SET TASK: Reproduce the material below line by line, beginning with its first line and ending with the line that contains "0.088, 0.072, 0.062]"; leave out pictures.

SOURCE MATERIAL:
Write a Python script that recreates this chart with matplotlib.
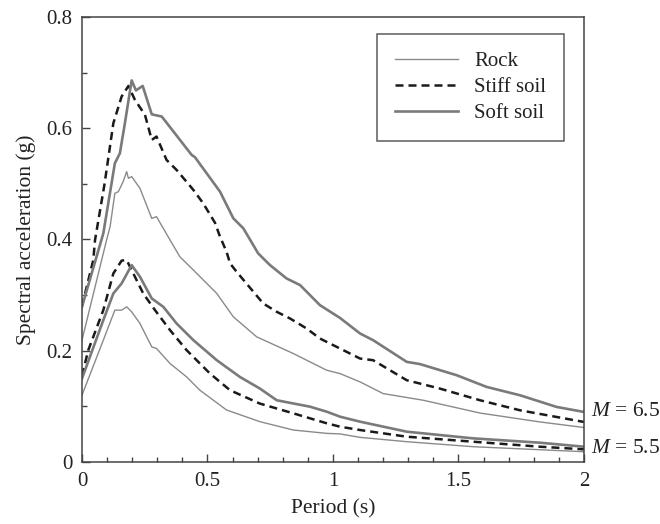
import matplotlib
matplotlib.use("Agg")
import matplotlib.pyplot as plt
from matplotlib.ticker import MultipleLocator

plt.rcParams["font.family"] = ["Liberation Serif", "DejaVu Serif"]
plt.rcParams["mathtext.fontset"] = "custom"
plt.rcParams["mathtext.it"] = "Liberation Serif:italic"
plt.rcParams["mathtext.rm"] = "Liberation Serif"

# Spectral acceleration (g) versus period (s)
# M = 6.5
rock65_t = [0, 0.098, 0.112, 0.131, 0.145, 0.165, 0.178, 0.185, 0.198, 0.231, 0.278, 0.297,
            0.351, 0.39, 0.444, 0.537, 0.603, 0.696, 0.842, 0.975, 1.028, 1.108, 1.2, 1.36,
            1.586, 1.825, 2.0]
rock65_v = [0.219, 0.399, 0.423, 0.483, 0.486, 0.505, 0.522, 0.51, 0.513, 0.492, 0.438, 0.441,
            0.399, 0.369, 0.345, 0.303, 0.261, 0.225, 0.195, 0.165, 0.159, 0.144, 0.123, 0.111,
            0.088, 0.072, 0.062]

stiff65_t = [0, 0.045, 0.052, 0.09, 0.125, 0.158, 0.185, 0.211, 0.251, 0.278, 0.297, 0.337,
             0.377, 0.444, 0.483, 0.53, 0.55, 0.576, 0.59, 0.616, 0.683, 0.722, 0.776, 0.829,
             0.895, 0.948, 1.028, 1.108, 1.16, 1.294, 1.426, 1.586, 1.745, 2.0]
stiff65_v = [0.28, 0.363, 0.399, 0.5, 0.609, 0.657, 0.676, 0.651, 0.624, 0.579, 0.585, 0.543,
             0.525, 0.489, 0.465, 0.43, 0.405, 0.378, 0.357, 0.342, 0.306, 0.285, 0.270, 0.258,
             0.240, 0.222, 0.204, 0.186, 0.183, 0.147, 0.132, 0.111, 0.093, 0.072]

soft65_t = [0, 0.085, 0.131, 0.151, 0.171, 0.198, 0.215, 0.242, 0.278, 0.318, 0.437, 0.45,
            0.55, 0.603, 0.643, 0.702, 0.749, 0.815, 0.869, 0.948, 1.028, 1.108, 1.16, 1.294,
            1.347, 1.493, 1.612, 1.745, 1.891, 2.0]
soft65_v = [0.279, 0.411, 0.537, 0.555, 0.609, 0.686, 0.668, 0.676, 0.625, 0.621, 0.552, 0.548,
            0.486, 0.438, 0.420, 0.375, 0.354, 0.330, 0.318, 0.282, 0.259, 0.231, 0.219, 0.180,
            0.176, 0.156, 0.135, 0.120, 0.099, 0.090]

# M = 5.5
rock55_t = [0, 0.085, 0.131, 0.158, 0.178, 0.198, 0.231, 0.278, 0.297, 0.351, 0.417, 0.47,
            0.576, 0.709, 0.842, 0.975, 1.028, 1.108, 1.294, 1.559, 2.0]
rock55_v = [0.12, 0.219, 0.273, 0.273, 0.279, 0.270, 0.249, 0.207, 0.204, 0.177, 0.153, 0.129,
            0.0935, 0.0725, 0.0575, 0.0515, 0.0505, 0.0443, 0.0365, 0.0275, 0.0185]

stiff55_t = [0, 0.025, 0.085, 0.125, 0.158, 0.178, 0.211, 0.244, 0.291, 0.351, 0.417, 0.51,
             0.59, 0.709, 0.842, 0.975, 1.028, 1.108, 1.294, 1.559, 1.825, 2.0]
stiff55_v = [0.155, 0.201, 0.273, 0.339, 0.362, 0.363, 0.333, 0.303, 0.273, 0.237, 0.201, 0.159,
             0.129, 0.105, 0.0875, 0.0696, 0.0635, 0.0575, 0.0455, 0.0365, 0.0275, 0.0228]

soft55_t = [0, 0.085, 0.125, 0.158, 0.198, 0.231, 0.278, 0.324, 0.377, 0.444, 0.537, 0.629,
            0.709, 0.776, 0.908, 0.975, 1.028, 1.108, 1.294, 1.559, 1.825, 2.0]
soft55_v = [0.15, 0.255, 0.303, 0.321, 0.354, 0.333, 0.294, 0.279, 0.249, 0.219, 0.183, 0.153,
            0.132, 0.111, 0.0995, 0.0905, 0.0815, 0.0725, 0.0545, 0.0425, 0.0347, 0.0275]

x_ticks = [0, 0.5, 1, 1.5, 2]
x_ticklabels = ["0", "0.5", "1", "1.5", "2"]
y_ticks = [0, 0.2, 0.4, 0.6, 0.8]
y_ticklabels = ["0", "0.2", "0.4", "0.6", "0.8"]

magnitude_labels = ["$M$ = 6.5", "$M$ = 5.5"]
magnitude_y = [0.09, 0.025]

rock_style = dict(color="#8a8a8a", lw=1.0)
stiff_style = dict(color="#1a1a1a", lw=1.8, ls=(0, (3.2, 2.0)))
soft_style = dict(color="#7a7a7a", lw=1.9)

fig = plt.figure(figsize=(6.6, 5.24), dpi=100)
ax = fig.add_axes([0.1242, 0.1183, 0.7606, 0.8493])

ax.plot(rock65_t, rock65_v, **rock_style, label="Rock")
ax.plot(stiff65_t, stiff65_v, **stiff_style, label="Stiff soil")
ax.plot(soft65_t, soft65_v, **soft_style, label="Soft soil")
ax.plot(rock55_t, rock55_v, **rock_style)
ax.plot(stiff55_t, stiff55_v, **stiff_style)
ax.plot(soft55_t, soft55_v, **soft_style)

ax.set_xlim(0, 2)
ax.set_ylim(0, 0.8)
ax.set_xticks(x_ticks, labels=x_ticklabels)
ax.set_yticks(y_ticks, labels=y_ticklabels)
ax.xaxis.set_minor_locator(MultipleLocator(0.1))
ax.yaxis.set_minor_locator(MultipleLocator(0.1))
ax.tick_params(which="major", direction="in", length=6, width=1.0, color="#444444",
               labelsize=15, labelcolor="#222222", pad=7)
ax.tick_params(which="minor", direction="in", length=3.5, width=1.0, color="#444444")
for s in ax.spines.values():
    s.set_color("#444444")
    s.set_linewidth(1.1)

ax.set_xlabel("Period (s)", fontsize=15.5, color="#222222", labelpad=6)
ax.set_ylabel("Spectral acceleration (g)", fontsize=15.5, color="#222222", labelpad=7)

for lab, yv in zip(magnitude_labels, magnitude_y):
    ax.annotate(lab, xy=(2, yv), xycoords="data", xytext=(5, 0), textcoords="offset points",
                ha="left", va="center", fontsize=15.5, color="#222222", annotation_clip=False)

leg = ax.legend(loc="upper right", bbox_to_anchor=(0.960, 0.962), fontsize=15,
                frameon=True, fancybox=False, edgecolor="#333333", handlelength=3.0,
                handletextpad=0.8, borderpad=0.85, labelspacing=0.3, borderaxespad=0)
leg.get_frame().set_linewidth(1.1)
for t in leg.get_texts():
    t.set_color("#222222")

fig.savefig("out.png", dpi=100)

TASK OUTPUT:
Write a Python script that recreates this chart with matplotlib.
import matplotlib
matplotlib.use("Agg")
import matplotlib.pyplot as plt
from matplotlib.ticker import MultipleLocator

plt.rcParams["font.family"] = ["Liberation Serif", "DejaVu Serif"]
plt.rcParams["mathtext.fontset"] = "custom"
plt.rcParams["mathtext.it"] = "Liberation Serif:italic"
plt.rcParams["mathtext.rm"] = "Liberation Serif"

# Spectral acceleration (g) versus period (s)
# M = 6.5
rock65_t = [0, 0.098, 0.112, 0.131, 0.145, 0.165, 0.178, 0.185, 0.198, 0.231, 0.278, 0.297,
            0.351, 0.39, 0.444, 0.537, 0.603, 0.696, 0.842, 0.975, 1.028, 1.108, 1.2, 1.36,
            1.586, 1.825, 2.0]
rock65_v = [0.219, 0.399, 0.423, 0.483, 0.486, 0.505, 0.522, 0.51, 0.513, 0.492, 0.438, 0.441,
            0.399, 0.369, 0.345, 0.303, 0.261, 0.225, 0.195, 0.165, 0.159, 0.144, 0.123, 0.111,
            0.088, 0.072, 0.062]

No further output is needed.